At least 46 people were killed and several others taken hostage Wednesday in a Taliban siege on an Afghanistan airport that houses NATO facilities.
Taliban fighters started attacking the heavily fortified Kandahar Air Field in the southern Afghanistan city Tuesday evening, but by Wednesday night, the assault had been largely contained, a senior defense official told Fox News.
The site contains a civilian airport and a large military base that houses thousands of NATO troops, civilian contractors and Afghan military forces.
The Taliban were met with heavy resistance at the base, but no U.S. personnel have been involved in the fighting, the official said.

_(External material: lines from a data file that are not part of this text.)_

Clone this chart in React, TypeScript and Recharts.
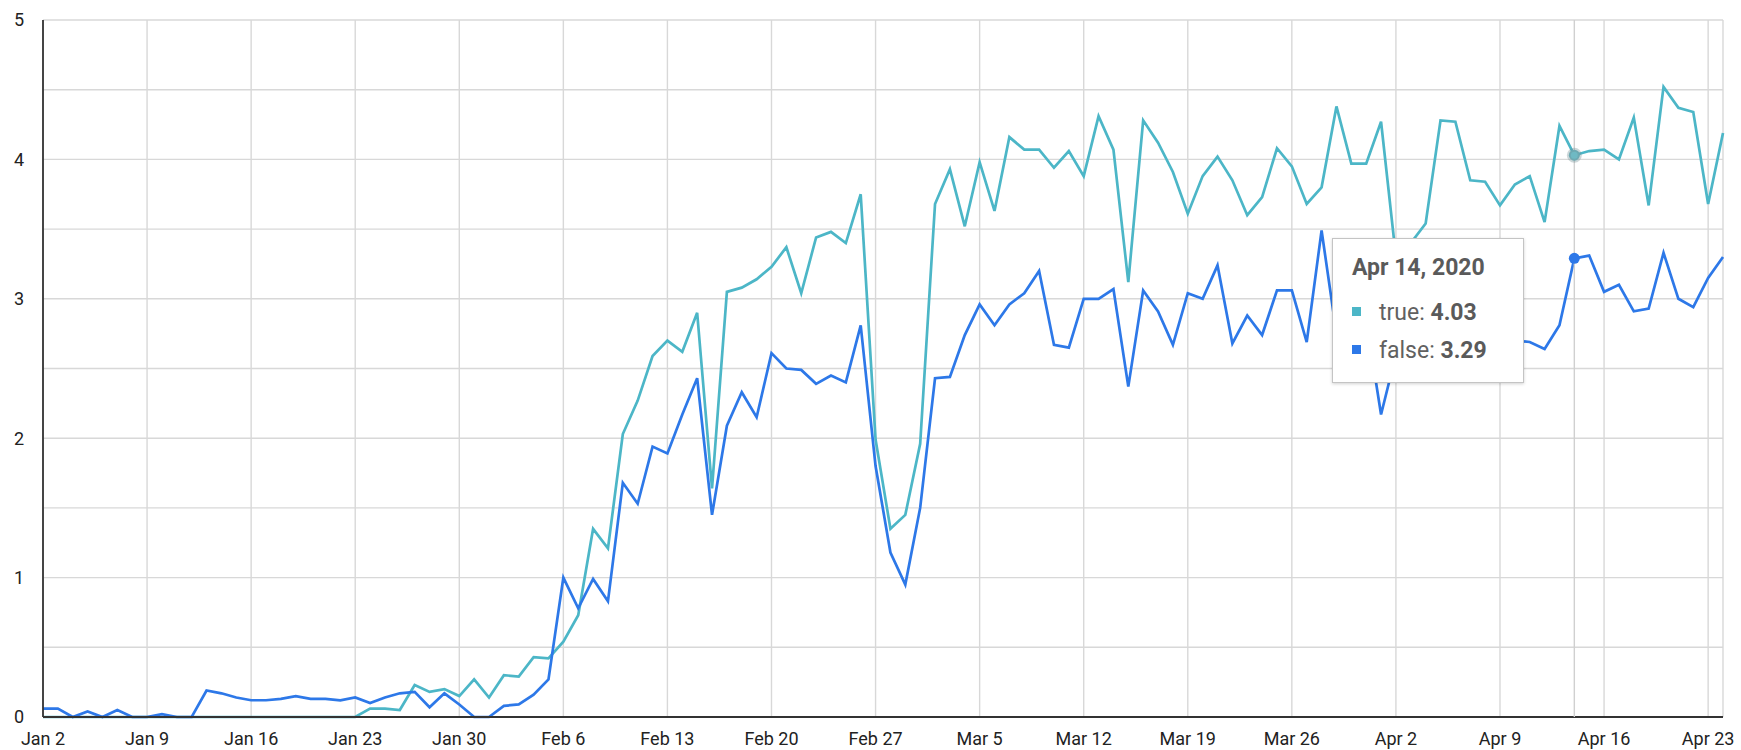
import React from 'react';
import { LineChart, Line, XAxis, YAxis, CartesianGrid, Tooltip } from 'recharts';

const START_UTC = Date.UTC(2020, 0, 2);
const MONTHS = ['Jan', 'Feb', 'Mar', 'Apr', 'May', 'Jun', 'Jul', 'Aug', 'Sep', 'Oct', 'Nov', 'Dec'];

const trueValues = [
  0, 0, 0, 0, 0, 0, 0, 0, 0, 0,
  0, 0, 0, 0, 0, 0, 0, 0, 0, 0,
  0, 0, 0.06, 0.06, 0.05, 0.23, 0.18, 0.2, 0.15, 0.27,
  0.14, 0.3, 0.29, 0.43, 0.42, 0.54, 0.73, 1.35, 1.21, 2.03,
  2.27, 2.59, 2.7, 2.62, 2.9, 1.64, 3.05, 3.08, 3.14, 3.23,
  3.37, 3.04, 3.44, 3.48, 3.4, 3.75, 1.99, 1.35, 1.45, 1.96,
  3.68, 3.93, 3.52, 3.98, 3.63, 4.16, 4.07, 4.07, 3.94, 4.06,
  3.88, 4.31, 4.07, 3.12, 4.28, 4.12, 3.91, 3.61, 3.88, 4.02,
  3.85, 3.6, 3.73, 4.08, 3.95, 3.68, 3.8, 4.38, 3.97, 3.97,
  4.27, 3.3, 3.4, 3.54, 4.28, 4.27, 3.85, 3.84, 3.67, 3.82,
  3.88, 3.55, 4.24, 4.03, 4.06, 4.07, 4.0, 4.3, 3.67, 4.52,
  4.37, 4.34, 3.68, 4.19,
];

const falseValues = [
  0.06, 0.06, 0, 0.04, 0, 0.05, 0, 0, 0.02, 0,
  0, 0.19, 0.17, 0.14, 0.12, 0.12, 0.13, 0.15, 0.13, 0.13,
  0.12, 0.14, 0.1, 0.14, 0.17, 0.18, 0.07, 0.17, 0.09, 0,
  0, 0.08, 0.09, 0.16, 0.27, 1.0, 0.78, 0.99, 0.83, 1.68,
  1.53, 1.94, 1.89, 2.17, 2.43, 1.45, 2.09, 2.33, 2.15, 2.61,
  2.5, 2.49, 2.39, 2.45, 2.4, 2.81, 1.8, 1.18, 0.95, 1.5,
  2.43, 2.44, 2.74, 2.96, 2.81, 2.96, 3.04, 3.2, 2.67, 2.65,
  3.0, 3.0, 3.07, 2.37, 3.06, 2.91, 2.67, 3.04, 3.0, 3.24,
  2.68, 2.88, 2.74, 3.06, 3.06, 2.69, 3.49, 2.75, 2.95, 2.85,
  2.17, 2.6, 2.85, 2.8, 3.0, 2.95, 2.8, 2.9, 2.72, 2.7,
  2.69, 2.64, 2.81, 3.29, 3.31, 3.05, 3.1, 2.91, 2.93, 3.33,
  3.0, 2.94, 3.15, 3.3,
];

const dateLabels = trueValues.map((_, i) => {
  const d = new Date(START_UTC + i * 86400000);
  return `${MONTHS[d.getUTCMonth()]} ${d.getUTCDate()}`;
});

const xTicks = [
  'Jan 2', 'Jan 9', 'Jan 16', 'Jan 23', 'Jan 30', 'Feb 6', 'Feb 13', 'Feb 20', 'Feb 27',
  'Mar 5', 'Mar 12', 'Mar 19', 'Mar 26', 'Apr 2', 'Apr 9', 'Apr 16', 'Apr 23',
];
const yTicks = [0, 0.5, 1, 1.5, 2, 2.5, 3, 3.5, 4, 4.5, 5];

const seriesNames = ['true', 'false'];
const seriesColors = ['#4cb6c7', '#2d78e8'];
const tooltipIndex = 103;
const year = 2020;

const data = dateLabels.map((date, i) => ({
  date,
  t: trueValues[i],
  f: falseValues[i],
}));

const FONT = 'Roboto, "Noto Sans", Arial, sans-serif';

function TipContent(props: any) {
  const { payload, label } = props;
  if (!payload || payload.length === 0) return null;
  return (
    <div
      style={{
        width: 190,
        height: 143,
        boxSizing: 'content-box',
        background: '#ffffff',
        border: '1px solid #c4c4c4',
        boxShadow: '0 1px 3px rgba(0,0,0,0.18)',
        fontFamily: FONT,
        fontSize: 23,
        color: '#616161',
        position: 'relative',
      }}
    >
      <div style={{ position: 'absolute', left: 19, top: 15, lineHeight: '27px', fontWeight: 700, color: '#5a5a5a', whiteSpace: 'nowrap' }}>
        {label}, {year}
      </div>
      {payload.map((p: any, k: number) => (
        <div
          key={k}
          style={{ position: 'absolute', left: 19, top: 55 + k * 38, lineHeight: '38px', whiteSpace: 'nowrap', display: 'flex', alignItems: 'center' }}
        >
          <span style={{ display: 'inline-block', width: 9, height: 9, background: p.color, marginRight: 18, marginTop: -3 }} />
          <span>
            {p.name}: <b style={{ color: '#5a5a5a' }}>{Number(p.value).toFixed(2)}</b>
          </span>
        </div>
      ))}
    </div>
  );
}

export default function App() {
  return (
    <div style={{ position: 'absolute', left: 0, top: 0, width: 1741, height: 750, background: '#fff' }}>
      <LineChart
        width={1741}
        height={750}
        data={data}
        margin={{ top: 20, right: 18, left: 0, bottom: 0 }}
        style={{ fontFamily: FONT }}
      >
        <CartesianGrid stroke="#d8d8d8" strokeWidth={1.4} />
        <XAxis
          dataKey="date"
          ticks={xTicks}
          interval={0}
          height={33}
          tickLine={false}
          tickMargin={9}
          axisLine={{ stroke: '#333', strokeWidth: 1.8 }}
          tick={{ fill: '#222', fontSize: 18, fontFamily: FONT }}
        />
        <YAxis
          domain={[0, 5]}
          ticks={yTicks}
          width={43}
          tickLine={false}
          tickMargin={13}
          interval={0}
          tickFormatter={(v: number) => (Number.isInteger(v) ? String(v) : '')}
          axisLine={{ stroke: '#333', strokeWidth: 1.8 }}
          tick={{ fill: '#222', fontSize: 18, fontFamily: FONT }}
        />
        <Tooltip
          defaultIndex={tooltipIndex}
          active={true}
          position={{ x: 1332, y: 238 }}
          content={TipContent}
          cursor={{ stroke: '#d0d0d0', strokeWidth: 1.4 }}
          isAnimationActive={false}
          wrapperStyle={{ outline: 'none' }}
        />
        <Line
          type="linear"
          dataKey="t"
          name={seriesNames[0]}
          stroke={seriesColors[0]}
          strokeWidth={2.7}
          dot={false}
          activeDot={{ r: 5.5, fill: '#6fb9c3', stroke: 'rgba(110,140,145,0.35)', strokeWidth: 4 }}
          isAnimationActive={false}
        />
        <Line
          type="linear"
          dataKey="f"
          name={seriesNames[1]}
          stroke={seriesColors[1]}
          strokeWidth={2.7}
          dot={false}
          activeDot={{ r: 5.5, fill: seriesColors[1], stroke: 'none' }}
          isAnimationActive={false}
        />
      </LineChart>
    </div>
  );
}
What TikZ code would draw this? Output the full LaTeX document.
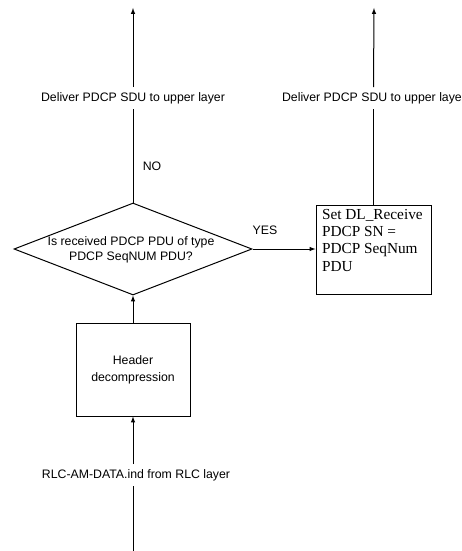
\documentclass[tikz,border=0pt]{standalone}
\usepackage{fontspec}
\setmainfont{Liberation Serif}
\setsansfont{Liberation Sans}
\usetikzlibrary{shapes.geometric}

\begin{document}
\begin{tikzpicture}[x=1pt,y=-1pt,>=latex,
  flow/.style={line width=1pt},
  txt/.style={font=\sffamily\fontsize{12.3}{15}\selectfont,inner sep=5pt},
  procbox/.style={draw,line width=1pt,minimum width=114pt,minimum height=93pt},
  decision/.style={draw,diamond,line width=1pt,minimum width=238pt,minimum height=92pt,inner sep=0pt}
]
\useasboundingbox (0,0) rectangle (462,551);

\coordinate (topl) at (133,8);
\coordinate (topr) at (374,8);
\coordinate (rlcin) at (133,551);

\node[txt] (deliverl) at (133,98) {Deliver PDCP SDU to upper layer};
\node[txt] (deliverr) at (374,98) {Deliver PDCP SDU to upper layer};
\node[txt] (no) at (152,166) {NO};
\node[txt] (yes) at (265,230) {YES};

\node[decision] (check) at (133,249) {};
\node[txt,align=center] (checktext) at (131,249.5) {Is received PDCP PDU of type\\PDCP SeqNUM PDU?};

\node[procbox,minimum width=115pt,minimum height=89pt,inner sep=0pt,
  font=\fontsize{15.3}{17.3}\selectfont] (setsn) at (373.5,249.5) {
\parbox[c][89pt][t]{103pt}{
\vspace{4pt}
Set DL\_Receive\\
PDCP SN =\\
PDCP SeqNum\\
PDU}
};

\node[procbox,align=center,font=\sffamily\fontsize{12.3}{17}\selectfont] (header) at (133,369.5) {Header\\decompression};

\node[txt] (rlc) at (136,475) {RLC-AM-DATA.ind from RLC layer};

% bottom up
\draw[flow] (rlcin) -- (rlcin |- rlc.south);
\draw[flow,->] (header.south |- rlc.north) -- (header.south);
\draw[flow,->] (header) -- (check);
% NO branch
\draw[flow] (check) -- (deliverl);
\draw[flow,->] (deliverl) -- (topl);
% YES branch
\draw[flow,->] (check.east) -- (check.east -| setsn.west);
\draw[flow] (setsn.north) -- (setsn.north |- deliverr.south);
\draw[flow,->] (setsn.north |- deliverr.north) -- (topr);

\end{tikzpicture}
\end{document}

"The operation is going very slowly as the Taliban have taken six people hostage including two women and two children, so we have to act cautiously," Dawood Shah Wafadar, commander of the 205 Atal army corps in southern Afghanistan, told Reuters.
Wafadar added that nine Taliban members were killed out of a 14-member assault force. Afghanistan’s defense ministry said 37 civilians and members of the security forces also were killed in the attacks, the BBC reports.
A spokesman for NATO's Resolute Support mission told Reuters that there have been no reports of casualties among the international personnel at the base.
Officials say all flights to and from Kandahar have been canceled.
A statement to Reuters from the Taliban said suicide bombers armed with light and heavy weapons entered the base and had attacked NATO and Afghan soldiers. Security officials told The Wall Street Journal that the attackers were dressed in military uniforms and managed to take over a number of buildings at the airport, firing rockets at the runway.
But U.S. Army Col. Michael Lawhorn said the Taliban "never physically entered the airfield" in Kandahar but fired toward the air base from positions inside a local school nearby, according to The Associated Press.
Taliban spokesman Qari Yousaf Ahmadi told the Associated Press that the militant group's fighters had killed more than 50 soldiers and destroyed several vehicles and helicopters. But Ahmadi's claim could not be independently confirmed and there was no reliable estimate on the number of Taliban fighters killed or wounded.
The BBC reported the latest attack comes on the eve of Afghan President Ashraf Ghani’s visit to Pakistan for a regional conference where they are expected to discuss peace talks with the Taliban.